* [Task instructions]
Omit all images, then return the remaining material exactly as it stands.

* [Source excerpt]
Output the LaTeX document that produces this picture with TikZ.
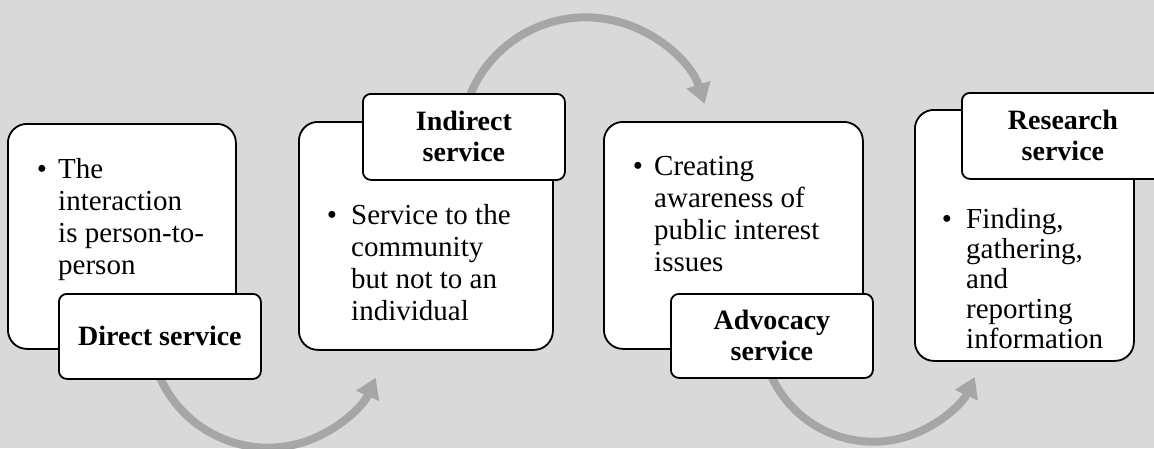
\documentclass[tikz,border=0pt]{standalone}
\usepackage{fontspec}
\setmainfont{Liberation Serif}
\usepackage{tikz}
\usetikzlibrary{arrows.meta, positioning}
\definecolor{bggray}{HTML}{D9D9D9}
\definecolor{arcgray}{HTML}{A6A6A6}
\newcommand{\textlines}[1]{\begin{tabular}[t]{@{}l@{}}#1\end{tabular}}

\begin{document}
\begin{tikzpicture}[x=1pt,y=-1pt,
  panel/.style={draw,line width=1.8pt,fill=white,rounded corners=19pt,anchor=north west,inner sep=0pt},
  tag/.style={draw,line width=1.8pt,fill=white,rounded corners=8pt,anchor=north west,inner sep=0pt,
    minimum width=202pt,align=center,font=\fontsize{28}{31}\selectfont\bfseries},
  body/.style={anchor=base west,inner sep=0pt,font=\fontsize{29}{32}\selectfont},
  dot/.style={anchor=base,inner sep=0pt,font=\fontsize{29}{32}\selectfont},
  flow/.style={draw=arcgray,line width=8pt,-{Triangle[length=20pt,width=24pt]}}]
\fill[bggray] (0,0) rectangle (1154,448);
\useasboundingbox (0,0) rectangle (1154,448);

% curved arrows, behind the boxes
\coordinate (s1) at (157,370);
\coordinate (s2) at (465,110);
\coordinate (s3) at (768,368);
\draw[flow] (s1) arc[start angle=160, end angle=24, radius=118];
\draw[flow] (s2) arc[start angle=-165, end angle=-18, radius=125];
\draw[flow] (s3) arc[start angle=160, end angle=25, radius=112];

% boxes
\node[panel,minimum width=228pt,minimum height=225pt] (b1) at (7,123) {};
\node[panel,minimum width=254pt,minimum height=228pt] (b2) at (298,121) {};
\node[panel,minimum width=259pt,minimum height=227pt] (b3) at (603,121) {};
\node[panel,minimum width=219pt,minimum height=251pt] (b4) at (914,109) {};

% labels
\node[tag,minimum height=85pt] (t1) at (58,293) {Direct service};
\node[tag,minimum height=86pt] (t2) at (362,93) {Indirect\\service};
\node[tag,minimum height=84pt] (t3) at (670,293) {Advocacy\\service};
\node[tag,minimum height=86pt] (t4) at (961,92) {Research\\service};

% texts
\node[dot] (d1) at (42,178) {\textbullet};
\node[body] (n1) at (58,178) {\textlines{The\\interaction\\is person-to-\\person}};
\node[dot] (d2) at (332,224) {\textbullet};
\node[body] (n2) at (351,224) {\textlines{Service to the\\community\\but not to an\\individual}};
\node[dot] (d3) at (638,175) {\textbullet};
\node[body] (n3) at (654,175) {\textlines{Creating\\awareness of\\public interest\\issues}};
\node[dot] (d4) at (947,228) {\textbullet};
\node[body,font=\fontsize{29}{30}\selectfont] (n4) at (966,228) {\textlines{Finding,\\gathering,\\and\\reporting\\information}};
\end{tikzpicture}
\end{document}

* [Right answer]
Output the LaTeX document that produces this picture with TikZ.
\documentclass[tikz,border=0pt]{standalone}
\usepackage{fontspec}
\setmainfont{Liberation Serif}
\usepackage{tikz}
\usetikzlibrary{arrows.meta, positioning}
\definecolor{bggray}{HTML}{D9D9D9}
\definecolor{arcgray}{HTML}{A6A6A6}
\newcommand{\textlines}[1]{\begin{tabular}[t]{@{}l@{}}#1\end{tabular}}

\begin{document}
\begin{tikzpicture}[x=1pt,y=-1pt,
  panel/.style={draw,line width=1.8pt,fill=white,rounded corners=19pt,anchor=north west,inner sep=0pt},
  tag/.style={draw,line width=1.8pt,fill=white,rounded corners=8pt,anchor=north west,inner sep=0pt,
    minimum width=202pt,align=center,font=\fontsize{28}{31}\selectfont\bfseries},
  body/.style={anchor=base west,inner sep=0pt,font=\fontsize{29}{32}\selectfont},
  dot/.style={anchor=base,inner sep=0pt,font=\fontsize{29}{32}\selectfont},
  flow/.style={draw=arcgray,line width=8pt,-{Triangle[length=20pt,width=24pt]}}]
\fill[bggray] (0,0) rectangle (1154,448);
\useasboundingbox (0,0) rectangle (1154,448);

% curved arrows, behind the boxes
\coordinate (s1) at (157,370);
\coordinate (s2) at (465,110);
\coordinate (s3) at (768,368);
\draw[flow] (s1) arc[start angle=160, end angle=24, radius=118];
\draw[flow] (s2) arc[start angle=-165, end angle=-18, radius=125];
\draw[flow] (s3) arc[start angle=160, end angle=25, radius=112];

% boxes
\node[panel,minimum width=228pt,minimum height=225pt] (b1) at (7,123) {};
\node[panel,minimum width=254pt,minimum height=228pt] (b2) at (298,121) {};
\node[panel,minimum width=259pt,minimum height=227pt] (b3) at (603,121) {};
\node[panel,minimum width=219pt,minimum height=251pt] (b4) at (914,109) {};

% labels
\node[tag,minimum height=85pt] (t1) at (58,293) {Direct service};
\node[tag,minimum height=86pt] (t2) at (362,93) {Indirect\\service};
\node[tag,minimum height=84pt] (t3) at (670,293) {Advocacy\\service};
\node[tag,minimum height=86pt] (t4) at (961,92) {Research\\service};

% texts
\node[dot] (d1) at (42,178) {\textbullet};
\node[body] (n1) at (58,178) {\textlines{The\\interaction\\is person-to-\\person}};
\node[dot] (d2) at (332,224) {\textbullet};
\node[body] (n2) at (351,224) {\textlines{Service to the\\community\\but not to an\\individual}};
\node[dot] (d3) at (638,175) {\textbullet};
\node[body] (n3) at (654,175) {\textlines{Creating\\awareness of\\public interest\\issues}};
\node[dot] (d4) at (947,228) {\textbullet};
\node[body,font=\fontsize{29}{30}\selectfont] (n4) at (966,228) {\textlines{Finding,\\gathering,\\and\\reporting\\information}};
\end{tikzpicture}
\end{document}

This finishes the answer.